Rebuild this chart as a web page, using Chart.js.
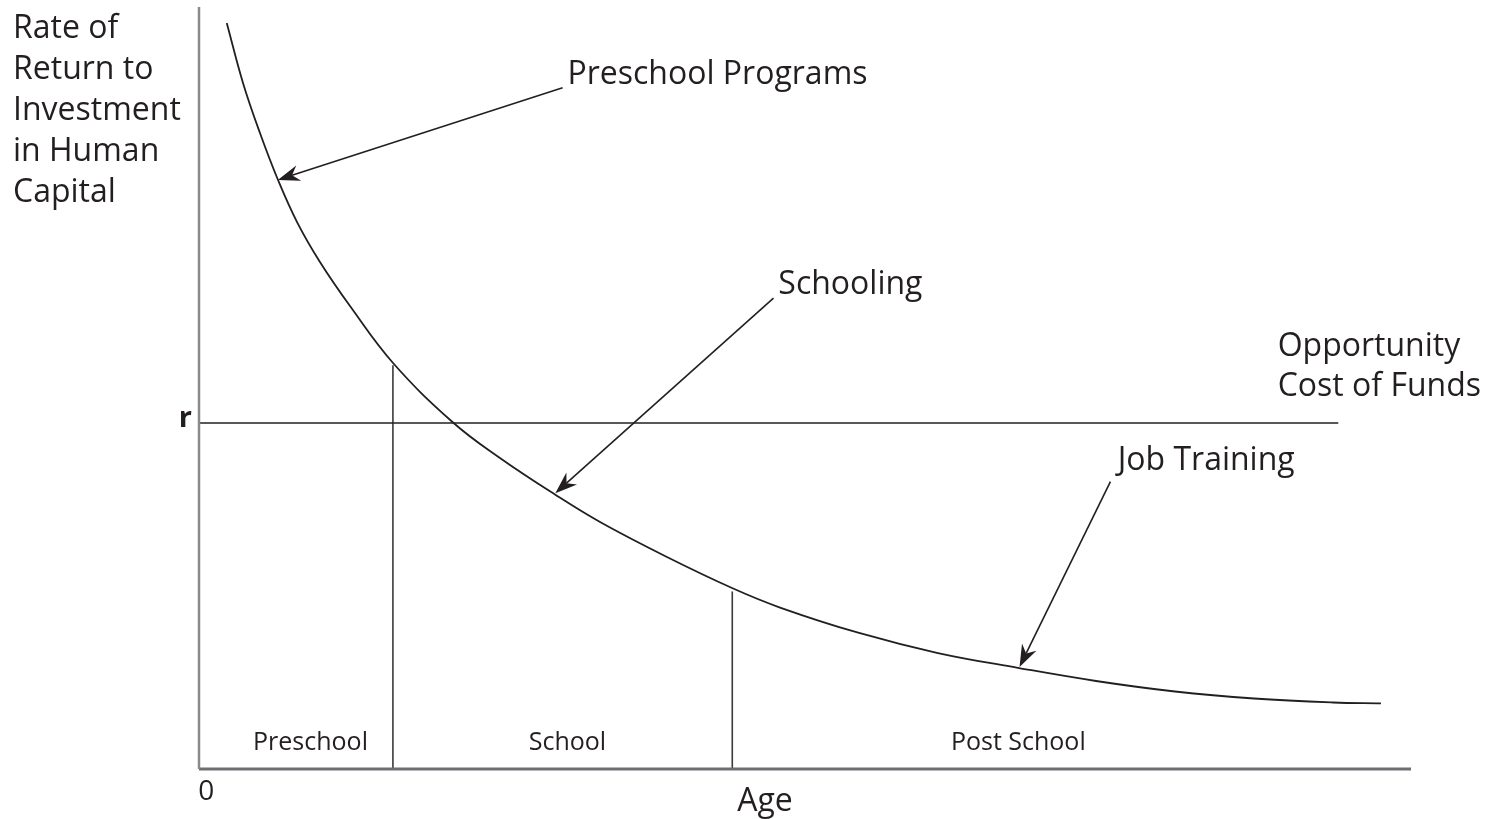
<!DOCTYPE html>
<html>
<head>
<meta charset="utf-8">
<script src="https://cdn.jsdelivr.net/npm/chart.js@4.4.0/dist/chart.umd.min.js"></script>
<style>
  html, body { margin: 0; padding: 0; background: #fff; }
  #wrap { width: 1487px; height: 819px; }
</style>
</head>
<body>
<div id="wrap"><canvas id="grafico"></canvas></div>
<script>
// Curva: edad vs tasa de retorno (escala 0-100)
const edad    = [2.29, 3.63, 5.03, 6.52, 8.09, 9.98, 12.46, 16.01, 20.96, 24.83, 29.37, 33.09, 38.61, 43.98, 47.94, 54.46, 60.97, 67.66, 74.01, 80.53, 87.05, 93.56, 97.52];
const retorno = [97.9, 90.03, 83.46, 77.3, 71.78, 66.54, 60.76, 53.28, 45.47, 40.81, 36.02, 32.41, 27.82, 23.75, 21.19, 17.85, 15.22, 13.25, 11.55, 10.17, 9.25, 8.73, 8.62];

// Costo de oportunidad (r) y su extensión
const tasaR = 45.4;
const finR = 94.0;

// Límites entre etapas y altura de cada línea vertical
const limitesEtapa = [16.0, 44.0];
const topeEtapa = [53.0, 23.3];

// Etiquetas de etapas sobre el eje X
const etapas = ['Preschool', 'School', 'Post School'];
const centroEtapas = [9.2, 30.4, 67.6];

const tituloY = ['Rate of', 'Return to', 'Investment', 'in Human', 'Capital'];

// Flechas: texto, punto de inicio y punta
const flechas = [
  { texto: 'Preschool Programs', tx: 30.4, ty: 91.1, desde: [30.0, 89.4], hasta: [6.5, 77.3] },
  { texto: 'Schooling',          tx: 47.8, ty: 63.5, desde: [47.4, 61.8], hasta: [29.4, 36.2] },
  { texto: 'Job Training',       tx: 75.8, ty: 40.4, desde: [75.2, 37.7], hasta: [67.7, 13.4] }
];

const TINTA = '#231f20';
const FUENTE = '"Open Sans", "Noto Sans", sans-serif';

const puntosCurva = edad.map((x, i) => ({ x, y: retorno[i] }));

const anotaciones = {
  id: 'anotaciones',
  afterDatasetsDraw(chart) {
    const { ctx } = chart;
    const sx = chart.scales.x, sy = chart.scales.y;
    const px = v => sx.getPixelForValue(v);
    const py = v => sy.getPixelForValue(v);

    ctx.save();
    ctx.fillStyle = TINTA;
    ctx.textBaseline = 'middle';

    // título del eje Y
    ctx.font = `32px ${FUENTE}`;
    ctx.textAlign = 'left';
    tituloY.forEach((t, i) => ctx.fillText(t, 13, 29 + i * 41));

    // r
    ctx.font = `bold 29px ${FUENTE}`;
    ctx.textAlign = 'right';
    ctx.fillText('r', px(0) - 7, py(tasaR) - 4);

    // costo de oportunidad
    ctx.font = `32px ${FUENTE}`;
    ctx.textAlign = 'left';
    ctx.fillText('Opportunity', px(89.0), py(55.4));
    ctx.fillText('Cost of Funds', px(89.0), py(50.1));

    // etapas
    ctx.font = `25px ${FUENTE}`;
    ctx.textAlign = 'center';
    etapas.forEach((e, i) => ctx.fillText(e, px(centroEtapas[i]), py(3.4)));

    // 0 y Age
    ctx.font = `28px ${FUENTE}`;
    ctx.fillText('0', px(0.6), py(-3.0));
    ctx.font = `32px ${FUENTE}`;
    ctx.fillText('Age', px(46.7), py(-4.3));

    // flechas con texto
    flechas.forEach(f => {
      ctx.font = `32px ${FUENTE}`;
      ctx.textAlign = 'left';
      ctx.fillText(f.texto, px(f.tx), py(f.ty));

      const x0 = px(f.desde[0]), y0 = py(f.desde[1]);
      const x1 = px(f.hasta[0]), y1 = py(f.hasta[1]);
      const ang = Math.atan2(y1 - y0, x1 - x0);
      const largo = 22, ancho = 8, muesca = 15;

      ctx.strokeStyle = TINTA;
      ctx.lineWidth = 1.6;
      ctx.beginPath();
      ctx.moveTo(x0, y0);
      ctx.lineTo(x1 - Math.cos(ang) * muesca, y1 - Math.sin(ang) * muesca);
      ctx.stroke();

      const bx = x1 - Math.cos(ang) * largo, by = y1 - Math.sin(ang) * largo;
      const nx = -Math.sin(ang), ny = Math.cos(ang);
      ctx.beginPath();
      ctx.moveTo(x1, y1);
      ctx.lineTo(bx + nx * ancho, by + ny * ancho);
      ctx.lineTo(x1 - Math.cos(ang) * muesca, y1 - Math.sin(ang) * muesca);
      ctx.lineTo(bx - nx * ancho, by - ny * ancho);
      ctx.closePath();
      ctx.fill();
    });

    ctx.restore();
  }
};

const linea = (data, color, ancho) => ({
  data,
  showLine: true,
  borderColor: color,
  borderWidth: ancho,
  pointRadius: 0,
  fill: false,
  clip: false
});

new Chart(document.getElementById('grafico').getContext('2d'), {
  type: 'scatter',
  data: {
    datasets: [
      // ejes
      linea([{ x: 0, y: 0 }, { x: 0, y: 100 }], '#8a8a8a', 2.5),
      linea([{ x: 0, y: 0 }, { x: 100, y: 0 }], '#6d6e71', 3),
      // costo de oportunidad
      linea([{ x: 0, y: tasaR }, { x: finR, y: tasaR }], TINTA, 1.6),
      // divisiones de etapas
      ...limitesEtapa.map((x, i) => linea([{ x, y: 0 }, { x, y: topeEtapa[i] }], '#3a3a3a', 1.6)),
      // curva suavizada
      Object.assign(linea(puntosCurva, TINTA, 1.8), { tension: 0.4 })
    ]
  },
  options: {
    responsive: true,
    maintainAspectRatio: false,
    animation: false,
    layout: { padding: { left: 199, right: 76, top: 7, bottom: 50 } },
    scales: {
      x: { type: 'linear', min: 0, max: 100, display: false },
      y: { type: 'linear', min: 0, max: 100, display: false }
    },
    plugins: {
      legend: { display: false },
      tooltip: { enabled: false }
    }
  },
  plugins: [anotaciones]
});
</script>
</body>
</html>
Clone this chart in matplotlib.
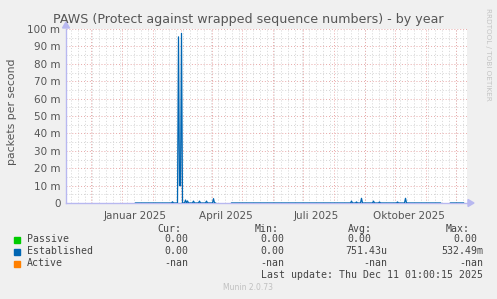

+--

▶ What this task involves
Pictures stay out; repeat all the rest of the records exactly.

▶ Output below
Rebuild this chart as a web page, using Chart.js.
<!DOCTYPE html>
<html>
<head>
<meta charset="utf-8">
<script src="https://cdn.jsdelivr.net/npm/chart.js@4.4.0/dist/chart.umd.min.js"></script>
<style>
  html, body { margin: 0; padding: 0; background: #fff; }
  #wrap { width: 1487px; height: 819px; }
</style>
</head>
<body>
<div id="wrap"><canvas id="grafico"></canvas></div>
<script>
// Curva: edad vs tasa de retorno (escala 0-100)
const edad    = [2.29, 3.63, 5.03, 6.52, 8.09, 9.98, 12.46, 16.01, 20.96, 24.83, 29.37, 33.09, 38.61, 43.98, 47.94, 54.46, 60.97, 67.66, 74.01, 80.53, 87.05, 93.56, 97.52];
const retorno = [97.9, 90.03, 83.46, 77.3, 71.78, 66.54, 60.76, 53.28, 45.47, 40.81, 36.02, 32.41, 27.82, 23.75, 21.19, 17.85, 15.22, 13.25, 11.55, 10.17, 9.25, 8.73, 8.62];

// Costo de oportunidad (r) y su extensión
const tasaR = 45.4;
const finR = 94.0;

// Límites entre etapas y altura de cada línea vertical
const limitesEtapa = [16.0, 44.0];
const topeEtapa = [53.0, 23.3];

// Etiquetas de etapas sobre el eje X
const etapas = ['Preschool', 'School', 'Post School'];
const centroEtapas = [9.2, 30.4, 67.6];

const tituloY = ['Rate of', 'Return to', 'Investment', 'in Human', 'Capital'];

// Flechas: texto, punto de inicio y punta
const flechas = [
  { texto: 'Preschool Programs', tx: 30.4, ty: 91.1, desde: [30.0, 89.4], hasta: [6.5, 77.3] },
  { texto: 'Schooling',          tx: 47.8, ty: 63.5, desde: [47.4, 61.8], hasta: [29.4, 36.2] },
  { texto: 'Job Training',       tx: 75.8, ty: 40.4, desde: [75.2, 37.7], hasta: [67.7, 13.4] }
];

const TINTA = '#231f20';
const FUENTE = '"Open Sans", "Noto Sans", sans-serif';

const puntosCurva = edad.map((x, i) => ({ x, y: retorno[i] }));

const anotaciones = {
  id: 'anotaciones',
  afterDatasetsDraw(chart) {
    const { ctx } = chart;
    const sx = chart.scales.x, sy = chart.scales.y;
    const px = v => sx.getPixelForValue(v);
    const py = v => sy.getPixelForValue(v);

    ctx.save();
    ctx.fillStyle = TINTA;
    ctx.textBaseline = 'middle';

    // título del eje Y
    ctx.font = `32px ${FUENTE}`;
    ctx.textAlign = 'left';
    tituloY.forEach((t, i) => ctx.fillText(t, 13, 29 + i * 41));

    // r
    ctx.font = `bold 29px ${FUENTE}`;
    ctx.textAlign = 'right';
    ctx.fillText('r', px(0) - 7, py(tasaR) - 4);

    // costo de oportunidad
    ctx.font = `32px ${FUENTE}`;
    ctx.textAlign = 'left';
    ctx.fillText('Opportunity', px(89.0), py(55.4));
    ctx.fillText('Cost of Funds', px(89.0), py(50.1));

    // etapas
    ctx.font = `25px ${FUENTE}`;
    ctx.textAlign = 'center';
    etapas.forEach((e, i) => ctx.fillText(e, px(centroEtapas[i]), py(3.4)));

    // 0 y Age
    ctx.font = `28px ${FUENTE}`;
    ctx.fillText('0', px(0.6), py(-3.0));
    ctx.font = `32px ${FUENTE}`;
    ctx.fillText('Age', px(46.7), py(-4.3));

    // flechas con texto
    flechas.forEach(f => {
      ctx.font = `32px ${FUENTE}`;
      ctx.textAlign = 'left';
      ctx.fillText(f.texto, px(f.tx), py(f.ty));

      const x0 = px(f.desde[0]), y0 = py(f.desde[1]);
      const x1 = px(f.hasta[0]), y1 = py(f.hasta[1]);
      const ang = Math.atan2(y1 - y0, x1 - x0);
      const largo = 22, ancho = 8, muesca = 15;

      ctx.strokeStyle = TINTA;
      ctx.lineWidth = 1.6;
      ctx.beginPath();
      ctx.moveTo(x0, y0);
      ctx.lineTo(x1 - Math.cos(ang) * muesca, y1 - Math.sin(ang) * muesca);
      ctx.stroke();

      const bx = x1 - Math.cos(ang) * largo, by = y1 - Math.sin(ang) * largo;
      const nx = -Math.sin(ang), ny = Math.cos(ang);
      ctx.beginPath();
      ctx.moveTo(x1, y1);
      ctx.lineTo(bx + nx * ancho, by + ny * ancho);
      ctx.lineTo(x1 - Math.cos(ang) * muesca, y1 - Math.sin(ang) * muesca);
      ctx.lineTo(bx - nx * ancho, by - ny * ancho);
      ctx.closePath();
      ctx.fill();
    });

    ctx.restore();
  }
};

const linea = (data, color, ancho) => ({
  data,
  showLine: true,
  borderColor: color,
  borderWidth: ancho,
  pointRadius: 0,
  fill: false,
  clip: false
});

new Chart(document.getElementById('grafico').getContext('2d'), {
  type: 'scatter',
  data: {
    datasets: [
      // ejes
      linea([{ x: 0, y: 0 }, { x: 0, y: 100 }], '#8a8a8a', 2.5),
      linea([{ x: 0, y: 0 }, { x: 100, y: 0 }], '#6d6e71', 3),
      // costo de oportunidad
      linea([{ x: 0, y: tasaR }, { x: finR, y: tasaR }], TINTA, 1.6),
      // divisiones de etapas
      ...limitesEtapa.map((x, i) => linea([{ x, y: 0 }, { x, y: topeEtapa[i] }], '#3a3a3a', 1.6)),
      // curva suavizada
      Object.assign(linea(puntosCurva, TINTA, 1.8), { tension: 0.4 })
    ]
  },
  options: {
    responsive: true,
    maintainAspectRatio: false,
    animation: false,
    layout: { padding: { left: 199, right: 76, top: 7, bottom: 50 } },
    scales: {
      x: { type: 'linear', min: 0, max: 100, display: false },
      y: { type: 'linear', min: 0, max: 100, display: false }
    },
    plugins: {
      legend: { display: false },
      tooltip: { enabled: false }
    }
  },
  plugins: [anotaciones]
});
</script>
</body>
</html>
Clone this chart in matplotlib.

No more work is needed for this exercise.